Long before there was Google, two other guys from Stanford created a Web directory called Yahoo. Now, a serial entrepreneur with plenty of venture capital is doing it again, building what he calls “the first human powered search engine.” While I question whether it’s the first, it is certainly true that Mahalo.com is unique compared with today’s major search products because it’s compiled not by clever algorithms but by smart humans.Jason McCabe Calacanis, who earlier founded Weblogs that he sold to AOL, has hired a cadre of researchers who spend their time searching the Web to locate and vet sites that they then enter into their own hand-crafted search engine.

Calacanis, who introduced his new site last week at the D: All Things Digital Conference in Carlsbad, acknowledges that humans can’t create as many search results as machines, but claims that “humans using machines can create much better results.”

Currently, the company employs 30 researchers, called “guides” who use tools such as Google, Yahoo, Ask, MSN, Delicious, Technorati and other services to locate and validate sites to include in their database.

So far, the company has coded in results for about 4,000 search terms with the goal of having 10,000 by the end of this year and 25,000 by the end of 2008. Right now they’re adding sites at the rate of about 500 search terms a week, according to Eric Stevens, director of user experience. Even 25,000 is tiny compared with other search engines, but if they pick their terms correctly, they’ll cover the vast majority of what people actually search for.

One of the reasons for Mahalo, according to Calacanis, is that results from Google and other machine search engines have been affected by individuals and businesses that have a vested interest to “game” those sites. He’s referring to search engine optimization (SEO) techniques that cause a site’s rating on Google and other search engines to increase based not on the site’s importance, relevance or popularity, but on tricks that Web operators use to increase their ranking.

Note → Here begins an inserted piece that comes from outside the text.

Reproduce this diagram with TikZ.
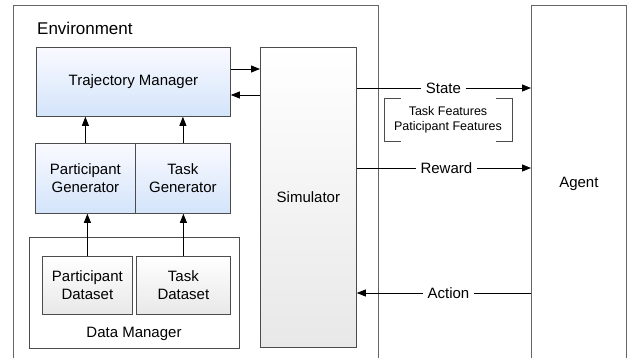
\documentclass[tikz,border=0pt]{standalone}
\usepackage{fontspec}
\setmainfont{Liberation Sans}
\usetikzlibrary{arrows.meta}
\begin{document}
\begin{tikzpicture}[x=1pt,y=-1pt,
  box/.style={draw=black!70, line width=0.8pt, inner sep=0pt, align=center,
    anchor=north west, font=\fontsize{15}{18}\selectfont},
  bluebox/.style={box, top color=blue!2!white, bottom color={rgb,255:red,211;green,228;blue,250}},
  graybox/.style={box, top color=white, bottom color=black!9},
  frame/.style={draw=black!60, line width=0.8pt, inner sep=0pt, anchor=north west},
  arr/.style={-{Triangle[length=9pt,width=7pt]}, line width=0.8pt, black},
  flowlabel/.style={fill=white, inner sep=5pt, font=\fontsize{15}{18}\selectfont},
  brk/.style={draw=black!70, line width=0.8pt}]
\useasboundingbox (0,0) rectangle (639,358);
\clip (0,0) rectangle (639,358);

% outer frames (open at the bottom edge)
\node[frame, minimum width=365pt, minimum height=360pt] (env) at (13,5) {};
\node[frame, minimum width=95pt, minimum height=356pt,
  font=\fontsize{15}{18}\selectfont] (agent) at (531,5) {Agent};
\node[anchor=base west, inner sep=0pt, font=\fontsize{17}{20}\selectfont]
  (envlabel) at (37,35) {Environment};

% environment components
\node[bluebox, minimum width=194pt, minimum height=69pt] (tm) at (36,47) {Trajectory Manager};
\node[bluebox, minimum width=100pt, minimum height=70pt] (pg) at (35,143) {Participant\\Generator};
\node[bluebox, minimum width=95pt, minimum height=70pt] (tg) at (135,143) {Task\\Generator};
\node[box, fill=white, minimum width=210pt, minimum height=111pt] (dm) at (29,237) {};
\node[graybox, minimum width=90pt, minimum height=58pt] (pd) at (42,256) {Participant\\Dataset};
\node[graybox, minimum width=94pt, minimum height=58pt] (td) at (136,256) {Task\\Dataset};
\node[anchor=center, inner sep=0pt, font=\fontsize{15}{18}\selectfont] (dmlabel) at (134,334) {Data Manager};
\node[graybox, minimum width=96pt, minimum height=300pt] (sim) at (260,47) {Simulator};

% internal data flow
\draw[arr] (pd.north) -- (pd.north |- pg.south);
\draw[arr] (td.north) -- (td.north |- tg.south);
\draw[arr] (pg.north) -- (pg.north |- tm.south);
\draw[arr] (tg.north) -- (tg.north |- tm.south);
\draw[arr] (tm.east |- 0,69) -- (sim.west |- 0,69);
\draw[arr] (sim.west |- 0,95) -- (tm.east |- 0,95);

% interaction with the agent
\draw[arr] (sim.east |- 0,88) -- node[flowlabel, pos=0.497] (state) {State} (agent.west |- 0,88);
\draw[arr] (sim.east |- 0,168) -- node[flowlabel, pos=0.514] (reward) {Reward} (agent.west |- 0,168);
\draw[arr] (agent.west |- 0,293) -- node[flowlabel, pos=0.474] (action) {Action} (sim.east |- 0,293);

% state contents
\node[align=center, inner sep=0pt, font=\fontsize{12.5}{15}\selectfont] (feat) at (448,120)
  {Task Features\\Paticipant Features};
\draw[brk] (401,98) -- (384,98) -- (384,141) -- (401,141);
\draw[brk] (496,98) -- (512,98) -- (512,141) -- (496,141);
\end{tikzpicture}
\end{document}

The result, says Calacanis, is “spam,” a term he’s using not to refer to junk e-mail, but junk results including sites that are deceptive or contain overbearing advertising, advertorials, malicious software or phishing techniques to defraud users.

When you type the word “Paris” into Google you get 503,000,000 results. When you type the same word into Mahalo you get an organized page with categories such as “Paris basics,” “Paris for Expats,” “Paris History” and so on.

There is also a link to “Paris Restaurants,” which includes “the Mahalo top 7,” reviews from Fodors, Time Out Travel, Frommers and other sources as well as a list of recommended restaurants broken down by price.

Of course, there’s also a prominent “Did you mean Paris Hilton?” Mahalo also provides the name and a link to the bio of the person who compiled the page so you know whom to thank or blame for the information.

While Mahalo will never have the breadth or depth of Google, Ask or any other machine-based search engine, it does offer something that is valuable – results examined by human editors who can use their eyes and brains to do things that machines can’t yet do all that well by peering into a site, checking its credibility and making a thoughtful decision as to whether it belongs in a listing.

It’s by no means a replacement for Google but for those of us looking for relevant information, it could turn out to be a major time saver.